Knuckleball to the rescue today. I pitched batting practice, and when I was warming up my elbow hurt on every pitch—except the knuckleball. It was impossible for me to get loose. So I gave each hitter three nothing fastballs and two knuckleballs, and the knucklers were really jumping. Afterward Sal came over and said, “It was really moving today.” That’s the first comment he’s had on the knuckleball. Maybe I can make him a believer.

I guess it wasn’t too good for my elbow, though. When I got through pitching it felt like somebody had set fire to it. I’ll treat it with aspirin, a couple every four hours or so.

I’ve tried a lot of other things through the years—like butazolidin, which is what they give to horses. And D.M.S.O.—dimethyl sulfoxide. Whitey Ford used that for a while. You rub it on with a plastic glove and as soon as it gets on your arm you can taste it in your mouth. It’s not available anymore, though. Word is it can blind you. I’ve also taken shots—novocain, cortisone and xylocaine. Baseball players will take anything. If you had a pill that would guarantee a pitcher 20 wins but might take five years off his life, he’d take it.

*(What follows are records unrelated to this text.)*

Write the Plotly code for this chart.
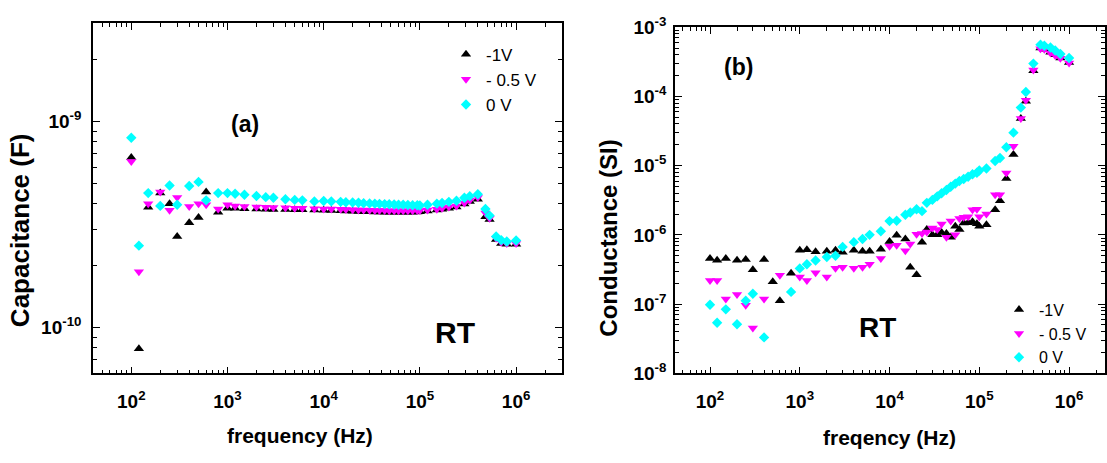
import math
import plotly.graph_objects as go

W, H = 1107, 463

# ---------------- data ----------------
freq = [100, 120, 150, 200, 250, 300, 400, 500, 600, 800,
        1000, 1200, 1500, 2000, 2500, 3000, 4000, 5000, 6000, 8000,
        10000, 12000, 15000, 17000, 20000, 23000, 26000, 30000, 34000, 38000,
        43000, 48000, 54000, 60000, 67000, 75000, 84000, 94000,
        100000, 120000, 150000, 170000, 200000, 240000, 290000, 330000,
        400000, 480000, 530000, 620000, 700000, 800000, 1000000]

# (a) capacitance (F)
cap_m1V = [6.70e-10, 7.90e-11, 3.84e-10, 4.50e-10, 4.00e-10, 2.77e-10, 3.23e-10, 3.43e-10, 4.55e-10, 3.63e-10,
           3.80e-10, 3.80e-10, 3.78e-10, 3.77e-10, 3.76e-10, 3.75e-10, 3.75e-10, 3.74e-10, 3.74e-10, 3.72e-10,
           3.71e-10, 3.70e-10, 3.69e-10, 3.68e-10, 3.67e-10, 3.66e-10, 3.65e-10, 3.65e-10, 3.64e-10, 3.64e-10,
           3.63e-10, 3.63e-10, 3.63e-10, 3.63e-10, 3.63e-10, 3.63e-10, 3.63e-10, 3.64e-10,
           3.65e-10, 3.68e-10, 3.72e-10, 3.76e-10, 3.80e-10, 3.85e-10, 3.98e-10, 4.10e-10,
           4.20e-10, 3.45e-10, 3.35e-10, 2.68e-10, 2.56e-10, 2.54e-10, 2.54e-10]
cap_m05V = [6.40e-10, 1.87e-10, 4.00e-10, 4.55e-10, 3.71e-10, 4.28e-10, 3.87e-10, 4.00e-10, 3.95e-10, 3.77e-10,
            3.95e-10, 3.90e-10, 3.87e-10, 3.85e-10, 3.84e-10, 3.83e-10, 3.82e-10, 3.80e-10, 3.80e-10, 3.78e-10,
            3.77e-10, 3.77e-10, 3.76e-10, 3.75e-10, 3.74e-10, 3.73e-10, 3.72e-10, 3.71e-10, 3.70e-10, 3.70e-10,
            3.70e-10, 3.69e-10, 3.69e-10, 3.69e-10, 3.69e-10, 3.69e-10, 3.69e-10, 3.70e-10,
            3.70e-10, 3.72e-10, 3.76e-10, 3.80e-10, 3.85e-10, 3.90e-10, 4.03e-10, 4.15e-10,
            4.28e-10, 3.60e-10, 3.40e-10, 2.72e-10, 2.60e-10, 2.56e-10, 2.56e-10]
cap_0V = [8.35e-10, 2.50e-10, 4.50e-10, 3.90e-10, 4.90e-10, 3.95e-10, 4.87e-10, 5.10e-10, 4.15e-10, 4.50e-10,
          4.50e-10, 4.47e-10, 4.42e-10, 4.36e-10, 4.30e-10, 4.27e-10, 4.20e-10, 4.17e-10, 4.15e-10, 4.10e-10,
          4.12e-10, 4.10e-10, 4.08e-10, 4.06e-10, 4.05e-10, 4.04e-10, 4.02e-10, 4.01e-10, 4.00e-10, 3.99e-10,
          3.98e-10, 3.97e-10, 3.96e-10, 3.95e-10, 3.95e-10, 3.94e-10, 3.93e-10, 3.93e-10,
          3.92e-10, 3.95e-10, 4.00e-10, 4.03e-10, 4.08e-10, 4.13e-10, 4.27e-10, 4.35e-10,
          4.44e-10, 3.77e-10, 3.50e-10, 2.77e-10, 2.66e-10, 2.62e-10, 2.65e-10]

# (b) conductance (S)
g_m1V = [4.55e-7, 4.30e-7, 4.55e-7, 4.30e-7, 4.40e-7, 3.14e-7, 4.40e-7, 2.11e-7, 1.12e-7, 2.80e-7,
         6.0e-7, 6.1e-7, 5.7e-7, 5.8e-7, 6.0e-7, 5.6e-7, 6.0e-7, 5.8e-7, 5.8e-7, 6.2e-7,
         8.0e-7, 9.9e-7, 8.7e-7, 3.4e-7, 2.66e-7, 7.85e-7, 1.2e-6, 1.0e-6, 1.0e-6, 1.08e-6,
         1.05e-6, 9.2e-7, 1.33e-6, 1.2e-6, 1.48e-6, 1.5e-6, 1.55e-6, 1.45e-6,
         1.33e-6, 1.4e-6, 2.3e-6, 3.1e-6, 6.5e-6, 1.45e-5, 4.8e-5, 8.5e-5,
         2.35e-4, 5.0e-4, 4.8e-4, 4.35e-4, 4.0e-4, 3.6e-4, 3.1e-4]
g_m05V = [2.2e-7, 2.2e-7, 1.18e-7, 1.38e-7, 9.6e-8, 4.5e-8, 1.18e-7, None, 2.6e-7, None,
          2.47e-7, 2.2e-7, 2.83e-7, 2.47e-7, 3.3e-7, 3.4e-7, 3.3e-7, 3.4e-7, 3.76e-7, 4.55e-7,
          6.85e-7, 7.1e-7, 5.9e-7, 7.4e-7, 1.02e-6, 1.05e-6, 1.1e-6, 1.26e-6, 1.2e-6, 1.43e-6,
          9.2e-7, 1.58e-6, 1.0e-6, 1.73e-6, 1.8e-6, 1.83e-6, 2.3e-6, 2.35e-6,
          1.83e-6, 2.0e-6, 3.8e-6, 3.8e-6, 7.8e-6, 1.9e-5, 4.8e-5, 8.8e-5,
          2.4e-4, 4.9e-4, 4.8e-4, 4.25e-4, 3.9e-4, 3.55e-4, 3.05e-4]
g_0V = [9.8e-8, 5.37e-8, 8.4e-8, 5.1e-8, 1.12e-7, 1.41e-7, 3.3e-8, None, None, 1.5e-7,
        3.28e-7, 3.76e-7, 4.27e-7, 4.8e-7, 5.0e-7, 6.7e-7, 7.85e-7, 8.7e-7, 1.0e-6, 1.13e-6,
        1.58e-6, 1.6e-6, 1.95e-6, 2.1e-6, 2.35e-6, 2.2e-6, 2.9e-6, 3.2e-6, 3.6e-6, 4.0e-6,
        4.45e-6, 4.95e-6, 5.5e-6, 6.0e-6, 6.4e-6, 6.9e-6, 7.5e-6, 7.9e-6,
        8.5e-6, 9.1e-6, 1.17e-5, 1.29e-5, 1.84e-5, 3.0e-5, 6.9e-5, 1.16e-4,
        2.98e-4, 5.6e-4, 5.4e-4, 5.1e-4, 4.6e-4, 4.1e-4, 3.6e-4]

series_names = ["-1V", "- 0.5 V", "0 V"]
x_tick_vals = [1e2, 1e3, 1e4, 1e5, 1e6]
x_tick_text = ["10<sup>2</sup>", "10<sup>3</sup>", "10<sup>4</sup>", "10<sup>5</sup>", "10<sup>6</sup>"]
ya_tick_vals = [1e-10, 1e-9]
ya_tick_text = ["10<sup>-10</sup>", "10<sup>-9</sup>"]
yb_tick_vals = [1e-8, 1e-7, 1e-6, 1e-5, 1e-4, 1e-3]
yb_tick_text = ["10<sup>-8</sup>", "10<sup>-7</sup>", "10<sup>-6</sup>", "10<sup>-5</sup>",
                "10<sup>-4</sup>", "10<sup>-3</sup>"]

# ---------------- style ----------------
FONT = "Liberation Sans, Arial, sans-serif"
styles = [dict(symbol="triangle-up", color="#000000", size=9),
          dict(symbol="triangle-down", color="#FF00FF", size=9),
          dict(symbol="diamond", color="#00FFFF", size=8)]


def minors(lo_exp, hi_exp):
    return [m * 10.0 ** e for e in range(lo_exp, hi_exp) for m in range(2, 10)]


fig = go.Figure()
for vals, name, st in zip([cap_m1V, cap_m05V, cap_0V], series_names, styles):
    fig.add_trace(go.Scatter(x=freq, y=vals, mode="markers", name=name,
                             marker=dict(symbol=st["symbol"], color=st["color"], size=st["size"],
                                         line=dict(width=0)),
                             xaxis="x", yaxis="y", legend="legend"))
for vals, name, st in zip([g_m1V, g_m05V, g_0V], series_names, styles):
    fig.add_trace(go.Scatter(x=freq, y=vals, mode="markers", name=name,
                             marker=dict(symbol=st["symbol"], color=st["color"], size=st["size"],
                                         line=dict(width=0)),
                             xaxis="x2", yaxis="y2", legend="legend2"))

tickfont = dict(family=FONT, size=19, color="black", weight="bold")
common = dict(type="log", showline=True, linecolor="black", linewidth=1.5, mirror="ticks",
              ticks="inside", ticklen=7, tickwidth=1.3, tickcolor="black",
              showgrid=False, zeroline=False, tickmode="array", tickfont=tickfont)
minor = lambda lo, hi: dict(ticks="inside", ticklen=4, tickwidth=1, tickcolor="black",
                            tickmode="array", tickvals=minors(lo, hi), showgrid=False)

yb0, ya1, yb1 = 1 - 380 / H, 1 - 11 / H, 1 - 15 / H

fig.update_layout(
    width=W, height=H, margin=dict(l=0, r=0, t=0, b=0, pad=0),
    paper_bgcolor="white", plot_bgcolor="white",
    xaxis=dict(common, domain=[93 / W, 562 / W], anchor="y",
               range=[math.log10(40), math.log10(3e6)],
               tickvals=x_tick_vals, ticktext=x_tick_text, minor=minor(1, 7),
               ticklabelstandoff=10),
    yaxis=dict(common, domain=[yb0, ya1], anchor="x",
               range=[math.log10(6e-11), math.log10(3e-9)],
               tickvals=ya_tick_vals, ticktext=ya_tick_text, minor=minor(-11, -8),
               ticklabelstandoff=6),
    xaxis2=dict(common, domain=[675 / W, 1105 / W], anchor="y2",
                range=[1.61, 6.40],
                tickvals=x_tick_vals, ticktext=x_tick_text, minor=minor(1, 7),
                ticklabelstandoff=10),
    yaxis2=dict(common, domain=[yb0, yb1], anchor="x2",
                range=[-8, -3],
                tickvals=yb_tick_vals, ticktext=yb_tick_text, minor=minor(-8, -3),
                ticklabelstandoff=3),
    legend=dict(x=446 / W, y=1 - 25 / H, xanchor="left", yanchor="top",
                bgcolor="rgba(0,0,0,0)", font=dict(family=FONT, size=17, color="black"),
                tracegroupgap=0, itemsizing="trace", itemwidth=30),
    legend2=dict(x=999 / W, y=1 - 295 / H, xanchor="left", yanchor="top",
                 bgcolor="rgba(0,0,0,0)", font=dict(family=FONT, size=16, color="black"),
                 tracegroupgap=0, itemsizing="trace", itemwidth=30),
)

def ann(text, x, y, size, angle=0):
    fig.add_annotation(text=text, x=x / W, y=1 - y / H, xref="paper", yref="paper",
                       xanchor="center", yanchor="middle", showarrow=False, textangle=angle,
                       font=dict(family=FONT, size=size, color="black", weight="bold"))

ann("(a)", 245, 117, 23)
ann("RT", 455, 337, 30)
ann("(b)", 738, 57, 23)
ann("RT", 878, 332, 28)
ann("Capacitance (F)", 20, 229, 26, -90)
ann("Conductance (SI)", 609, 238, 24, -90)
ann("frequency (Hz)", 300, 446, 21)
ann("freqency (Hz)", 889, 448, 21)

fig.write_html("out.html")
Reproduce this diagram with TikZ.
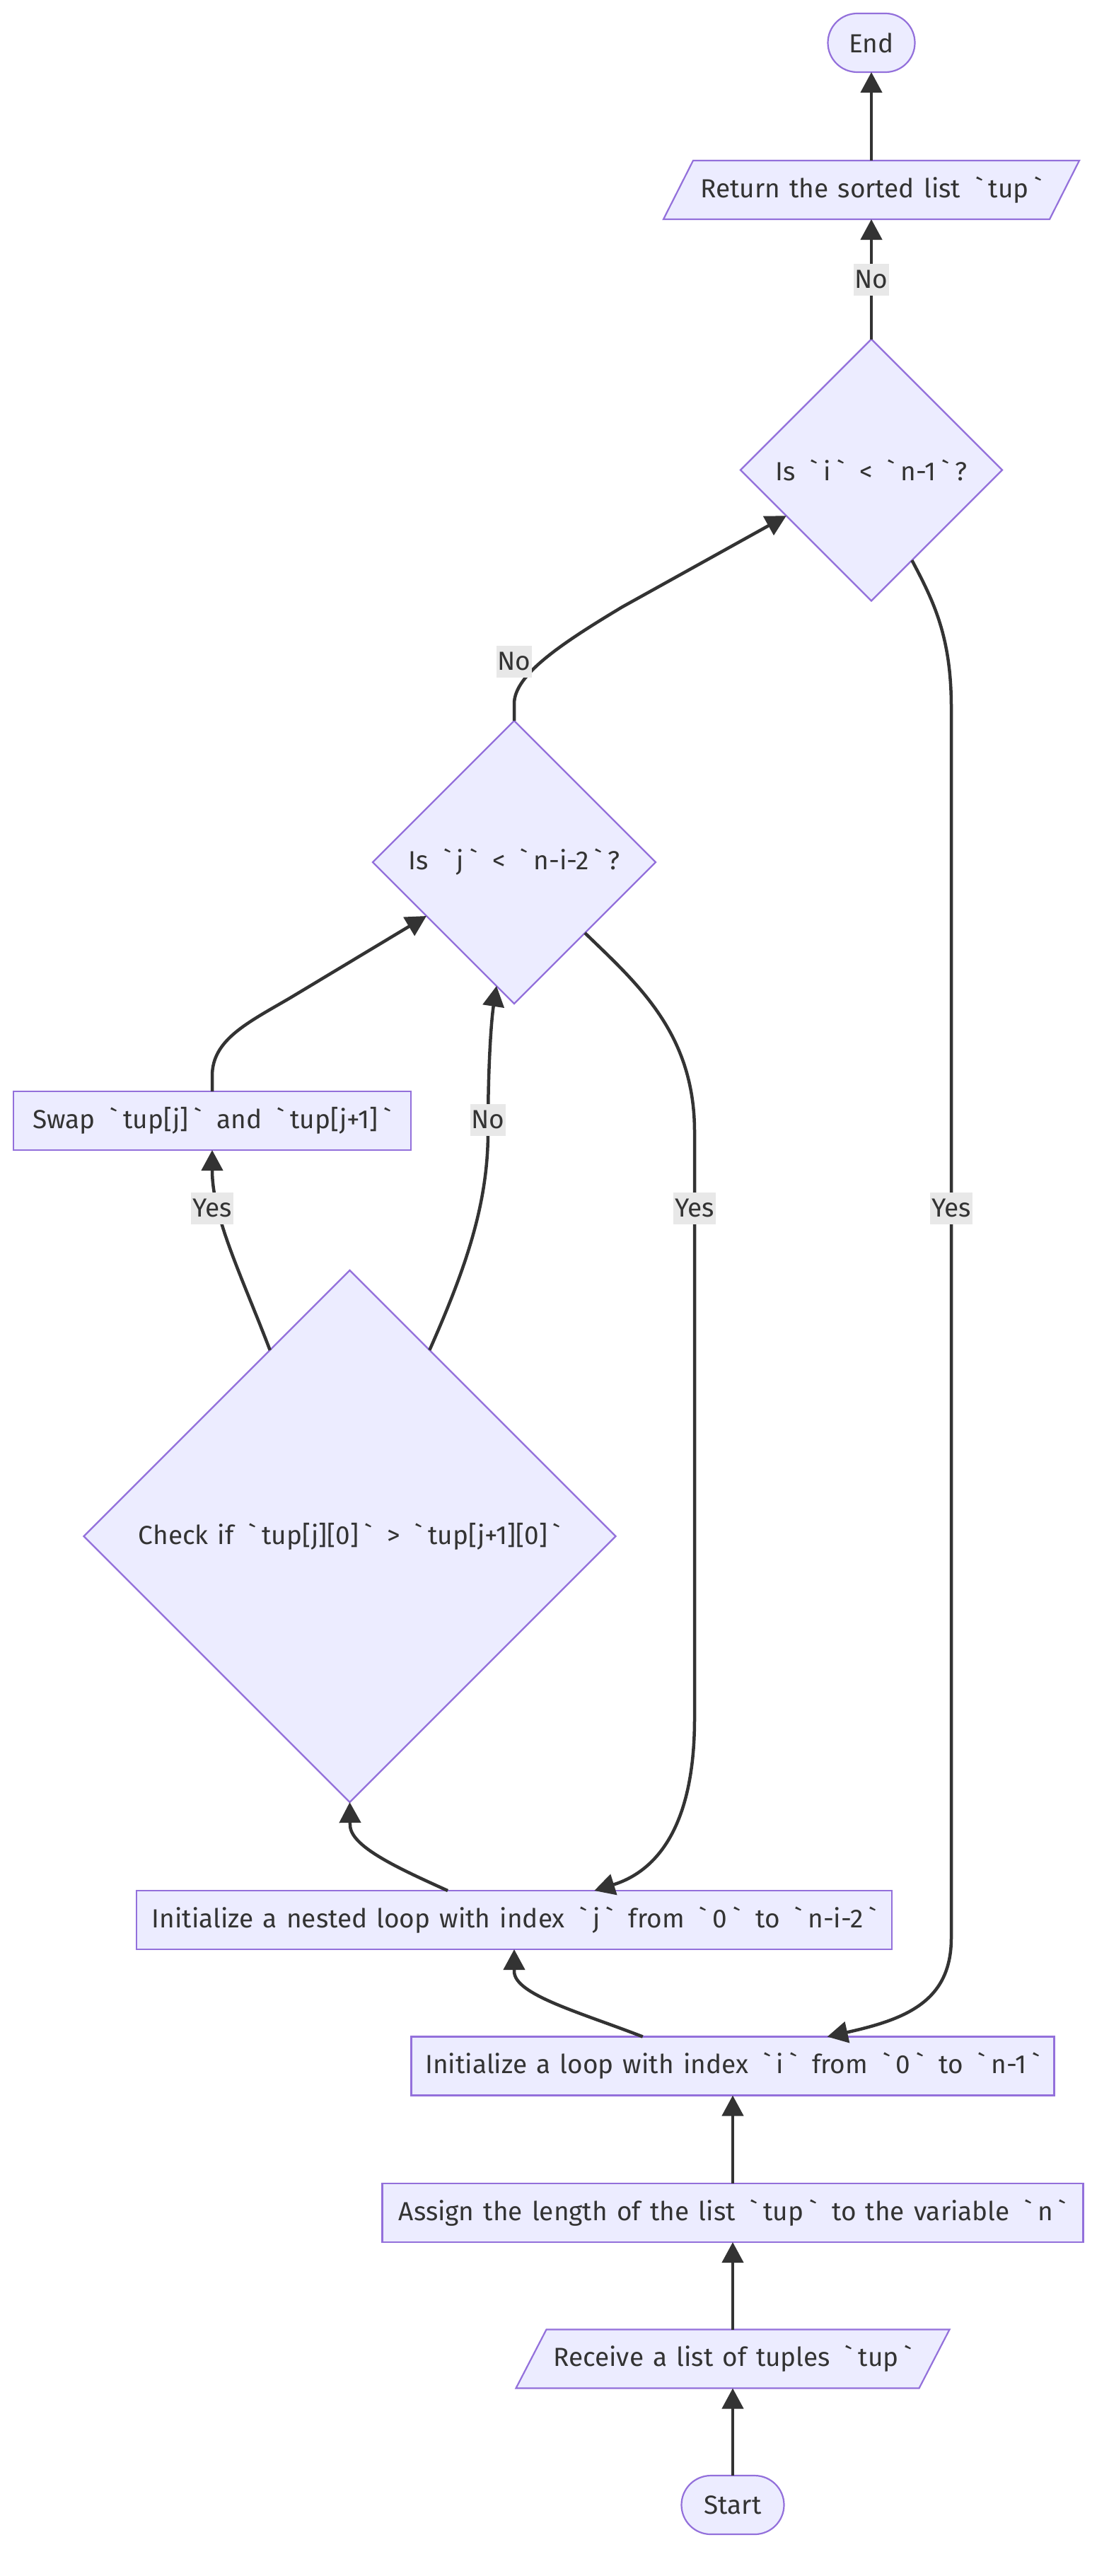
\documentclass[tikz,border=0pt]{standalone}
\usepackage{fontspec}
\newfontfamily\chartfont{Fira Sans}
\usetikzlibrary{shapes.geometric,arrows.meta,calc}
\definecolor{nodefill}{HTML}{ECECFF}
\definecolor{nodeline}{HTML}{9370DB}
\definecolor{ink}{HTML}{333333}
\definecolor{lblfill}{HTML}{E8E8E8}
\pgfdeclarelayer{bg}
\pgfsetlayers{bg,main}
% a backtick set with a little air on both sides
\newcommand\bq{\hspace{0.21em}`\hspace{0.21em}}
\newcommand\chartsize{\fontsize{37}{44}\selectfont
  \spaceskip=\dimexpr\fontdimen2\font+3.4pt\relax}
\begin{document}
\begin{tikzpicture}[x=1pt,y=-1pt,
  every node/.style={font=\chartfont\chartsize, text=ink},
  box/.style={rectangle, draw=nodeline, fill=nodefill, line width=2.2pt,
    minimum height=83pt, inner sep=0pt, outer sep=0pt},
  term/.style={box, rounded corners=41.5pt},
  para/.style={rectangle, minimum height=83pt, inner sep=0pt, outer sep=0pt},
  paraedge/.style={draw=nodeline, fill=nodefill, line width=2.2pt},
  choice/.style={diamond, draw=nodeline, fill=nodefill, line width=2.2pt,
    inner sep=0pt, outer sep=0pt, aspect=1},
  flow/.style={draw=ink, line width=4.5pt, -{Triangle[length=29pt,width=30pt]}},
  lbl/.style={fill=lblfill, inner xsep=2pt, inner ysep=0pt, minimum height=45pt},
]
\useasboundingbox (0,0) rectangle (1568,3642);

% nodes, bottom to top
\node[term, minimum width=145pt] (start) at (1036,3541.5) {Start};
\node[para, minimum width=570pt] (recv) at (1036,3335) {Receive a list of tuples \bq tup\bq};
\node[box, minimum width=991pt] (assign) at (1036,3128.5) {Assign the length of the list \bq tup\bq\ to the variable \bq n\bq};
\node[box, minimum width=909pt] (loopi) at (1036,2921) {Initialize a loop with index \bq i\bq\ from \bq 0\bq\ to \bq n-1\bq};
\node[box, minimum width=1068pt] (nested) at (727,2714.5) {Initialize a nested loop with index \bq j\bq\ from \bq 0\bq\ to \bq n-i-2\bq};
\node[choice, minimum width=752pt, minimum height=752pt] (chk) at (494.5,2172) {Check if \bq tup[j][0]\bq\ > \bq tup[j+1][0]\bq};
\node[box, minimum width=562pt] (swap) at (300,1584.5) {Swap \bq tup[j]\bq\ and \bq tup[j+1]\bq};
\node[choice, minimum width=400pt, minimum height=400pt] (dj) at (727,1219) {Is \bq j\bq\ < \bq n-i-2\bq ?};
\node[choice, minimum width=370pt, minimum height=370pt] (di) at (1232,664.5) {Is \bq i\bq\ < \bq n-1\bq ?};
\node[para, minimum width=546pt] (ret) at (1232,268.5) {Return the sorted list \bq tup\bq};
\node[term, minimum width=123pt] (stop) at (1232,60.5) {End};

% background and slanted input/output boxes
\begin{pgfonlayer}{bg}
\fill[white] (0,0) rectangle (1568,3642);
\path[paraedge] ($(recv.south west)+(-21.5,0)$) -- ($(recv.north west)+(21.5,0)$)
  -- ($(recv.north east)+(21.5,0)$) -- ($(recv.south east)+(-21.5,0)$) -- cycle;
\path[paraedge] ($(ret.south west)+(-21,0)$) -- ($(ret.north west)+(21,0)$)
  -- ($(ret.north east)+(21,0)$) -- ($(ret.south east)+(-21,0)$) -- cycle;
\end{pgfonlayer}

% connectors
\draw[flow] (start.north) -- (recv.south);
\draw[flow] (recv.north) -- (assign.south);
\draw[flow] (assign.north) -- (loopi.south);
\draw[flow] ($(loopi.north west)!0.36!(loopi.north east)$)
  .. controls (820,2845) and (727,2820) .. (727,2787) -- (nested.south);
\draw[flow] ($(nested.north west)!0.412!(nested.north east)$)
  .. controls (560,2640) and (495,2610) .. (495,2580) -- (chk.south);
\draw[flow] ($(chk.north)!0.3!(chk.west)$)
  .. controls (340,1800) and (300,1720) .. (swap.south);
\draw[flow] ($(chk.north)!0.3!(chk.east)$)
  .. controls (660,1790) and (690,1700) .. (690,1600)
  .. controls (690,1500) and (695,1440) .. ($(dj.west)!0.875!(dj.south)$);
\draw[flow] (swap.north) -- ++(0,-22)
  .. controls (300,1470) and (350,1446) .. (410,1411) -- ($(dj.west)!0.38!(dj.south)$);
\draw[flow] ($(dj.south)!0.5!(dj.east)$)
  .. controls (900,1390) and (982,1460) .. (982,1600) -- (982,2430)
  .. controls (982,2580) and (930,2645) .. ($(nested.north west)!0.606!(nested.north east)$);
\draw[flow] (dj.north) -- ++(0,-24)
  .. controls (727,955) and (790,912) .. (880,858) -- ($(di.west)!0.35!(di.south)$);
\draw[flow] ($(di.south)!0.31!(di.east)$)
  .. controls (1320,850) and (1345,900) .. (1345,1000) -- (1345,2740)
  .. controls (1345,2830) and (1280,2855) .. ($(loopi.north west)!0.647!(loopi.north east)$);
\draw[flow] (di.north) -- (ret.south);
\draw[flow] (ret.north) -- (stop.south);

% branch labels
\node[lbl] (noRet) at (1232,395) {No};
\node[lbl] (noOuter) at (727,935) {No};
\node[lbl] (yesSwap) at (300,1708) {Yes};
\node[lbl] (noSwap) at (690,1583) {No};
\node[lbl] (yesInner) at (982,1708) {Yes};
\node[lbl] (yesOuter) at (1345,1708) {Yes};
\end{tikzpicture}
\end{document}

Reminds me of the dumb things I used to do when I was in high school. The idea in those days was that when your arm was overworked and inflamed you put heat on it. It is exactly the wrong thing to do. We did it anyway. First Atomic Balm, which is just about what you’d expect from the name. You wore that stuff in the shower and let the hot water run on it, as hot as you could stand it. Then there was this stuff called Heet! I’d paint that all over my arm and I’d lie on my bed in agony. Sometimes I actually burned off a layer of skin. Now
that’s
dedication.

A couple of things about sore arms. When I was throwing the kind of fastball that made my hat fall off people would ask me, “Jesus, doesn’t it hurt? It looks like your arm’s going to come off.” I thought it was a silly question because it felt just fine. But now when I try to throw that way it feels like all those people told me it should feel. It feels like my arm’s going to come off at the shoulder.